As a photographer I have often struggled with trying to make the sharpest, most technically correct images possible. I read a lot of equipment reviews to determine which camera/lens combos will give me the level of detail and realism so desired. Lenses with the best optics will provide me sharp images from center to corner of the image. But is this really the way our eyes see?

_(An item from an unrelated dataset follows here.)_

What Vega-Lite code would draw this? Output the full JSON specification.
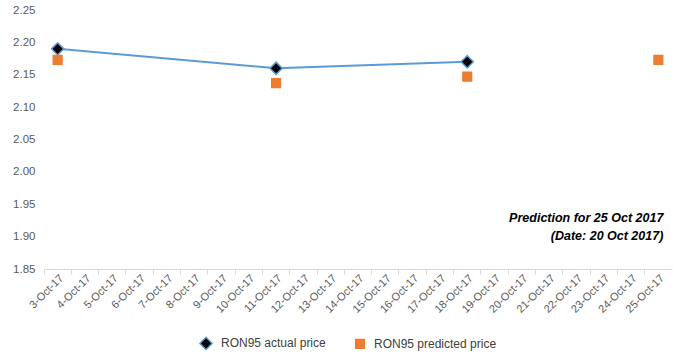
{
  "$schema": "https://vega.github.io/schema/vega-lite/v6.json",
  "autosize": "none",
  "width": 628,
  "height": 259,
  "padding": {"left": 44, "top": 10, "right": 9, "bottom": 92},
  "background": "white",
  "config": {
    "view": {"stroke": null},
    "font": "Liberation Sans",
    "axis": {"labelFont": "Liberation Sans", "labelColor": "#595959", "labelFontSize": 10.5, "grid": false},
    "axisY": {"labelOverlap": false, "labelFontSize": 11.5}
  },
  "resolve": {"axis": {"x": "independent"}},
  "datasets": {
    "dates": [
      {"d": "3-Oct-17"}, {"d": "4-Oct-17"}, {"d": "5-Oct-17"}, {"d": "6-Oct-17"}, {"d": "7-Oct-17"},
      {"d": "8-Oct-17"}, {"d": "9-Oct-17"}, {"d": "10-Oct-17"}, {"d": "11-Oct-17"}, {"d": "12-Oct-17"},
      {"d": "13-Oct-17"}, {"d": "14-Oct-17"}, {"d": "15-Oct-17"}, {"d": "16-Oct-17"}, {"d": "17-Oct-17"},
      {"d": "18-Oct-17"}, {"d": "19-Oct-17"}, {"d": "20-Oct-17"}, {"d": "21-Oct-17"}, {"d": "22-Oct-17"},
      {"d": "23-Oct-17"}, {"d": "24-Oct-17"}, {"d": "25-Oct-17"}
    ],
    "prices": [
      {"d": "3-Oct-17", "series": "RON95 actual price", "price": 2.19},
      {"d": "11-Oct-17", "series": "RON95 actual price", "price": 2.16},
      {"d": "18-Oct-17", "series": "RON95 actual price", "price": 2.17},
      {"d": "3-Oct-17", "series": "RON95 predicted price", "price": 2.173},
      {"d": "11-Oct-17", "series": "RON95 predicted price", "price": 2.137},
      {"d": "18-Oct-17", "series": "RON95 predicted price", "price": 2.147},
      {"d": "25-Oct-17", "series": "RON95 predicted price", "price": 2.173}
    ],
    "notes": [
      {"d": "25-Oct-17", "price": 1.929, "txt": "Prediction for 25 Oct 2017"},
      {"d": "25-Oct-17", "price": 1.901, "txt": "(Date: 20 Oct 2017)"}
    ]
  },
  "layer": [
    {
      "data": {"name": "dates"},
      "mark": {"type": "tick", "opacity": 0},
      "encoding": {
        "x": {
          "field": "d", "type": "ordinal", "sort": null,
          "scale": {"domain": ["3-Oct-17","4-Oct-17","5-Oct-17","6-Oct-17","7-Oct-17","8-Oct-17","9-Oct-17","10-Oct-17","11-Oct-17","12-Oct-17","13-Oct-17","14-Oct-17","15-Oct-17","16-Oct-17","17-Oct-17","18-Oct-17","19-Oct-17","20-Oct-17","21-Oct-17","22-Oct-17","23-Oct-17","24-Oct-17","25-Oct-17"], "paddingInner": 0, "paddingOuter": 0},
          "axis": {"title": null, "labelAngle": -45, "labelAlign": "right", "labelBaseline": "top", "ticks": false, "domain": false, "labelPadding": 3, "labelOverlap": false, "labelFontSize": 11}
        },
        "y": {"value": 0}
      }
    },
    {
      "data": {"name": "dates"},
      "mark": {"type": "tick", "opacity": 0},
      "encoding": {
        "x": {
          "field": "d", "type": "ordinal", "sort": null,
          "axis": {"title": null, "labels": false, "ticks": true, "tickColor": "#D9D9D9", "tickSize": 5, "domain": true, "domainColor": "#D9D9D9", "bandPosition": 0, "orient": "bottom"}
        },
        "y": {"value": 0}
      }
    },
    {
      "data": {"name": "prices"},
      "transform": [{"filter": "datum.series == 'RON95 actual price'"}],
      "mark": {"type": "line", "strokeWidth": 2},
      "encoding": {
        "x": {"field": "d", "type": "ordinal", "sort": null, "axis": null},
        "y": {
          "field": "price", "type": "quantitative",
          "scale": {"domain": [1.85, 2.25], "nice": false, "zero": false},
          "axis": {"title": null, "tickCount": 8, "format": ".2f", "domain": false, "ticks": false, "labelPadding": 9, "labelOverlap": false}
        },
        "stroke": {
          "field": "series", "type": "nominal",
          "scale": {"domain": ["RON95 actual price", "RON95 predicted price"], "range": ["#5B9BD5", "#ED7D31"]}
        }
      }
    },
    {
      "data": {"name": "prices"},
      "mark": {"type": "point", "filled": true, "strokeWidth": 1.5, "opacity": 1},
      "encoding": {
        "x": {"field": "d", "type": "ordinal", "sort": null, "axis": null},
        "y": {"field": "price", "type": "quantitative"},
        "size": {
          "field": "series", "type": "nominal",
          "scale": {"domain": ["RON95 actual price", "RON95 predicted price"], "range": [150, 75]},
          "legend": null
        },
        "shape": {
          "field": "series", "type": "nominal",
          "scale": {"domain": ["RON95 actual price", "RON95 predicted price"], "range": ["diamond", "square"]}
        },
        "fill": {
          "field": "series", "type": "nominal",
          "scale": {"domain": ["RON95 actual price", "RON95 predicted price"], "range": ["black", "#ED7D31"]}
        },
        "stroke": {
          "field": "series", "type": "nominal",
          "legend": {"title": null, "orient": "none", "legendX": 155, "legendY": 326, "direction": "horizontal", "labelFontSize": 12, "labelColor": "#404040", "columnPadding": 26, "symbolSize": 60, "labelOffset": 8}
        }
      }
    },
    {
      "data": {"name": "notes"},
      "mark": {"type": "text", "align": "right", "fontStyle": "italic", "fontWeight": "bold", "fontSize": 12.5, "dx": 5, "color": "black"},
      "encoding": {
        "x": {"field": "d", "type": "ordinal", "sort": null, "axis": null},
        "y": {"field": "price", "type": "quantitative"},
        "text": {"field": "txt"}
      }
    }
  ]
}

In reading the Jan. ’09 issue of  American Art Collector magazine, this very issue was brought home to me in a feature on artist Vincent Giarrano, a realist painter. The article states “He prefers his images to be close to how our eyes see, not in precise focus like a camera, but with focal points and softer peripheral vision.”  I don’t have perfect vision and when I focus on something I often don’t even notice what the corners of my vision see. Often in making images, I go out of my way to represent soft backgrounds and foregrounds in order to isolate the subject. Work being done with special lenses (e.g., Lensbaby) have become popular because of their ability to de-focus parts of an image. Some photographers still purposely darken the corners of their prints to help draw the eye to the center (something called vignetting which is not usually desirable of lenses).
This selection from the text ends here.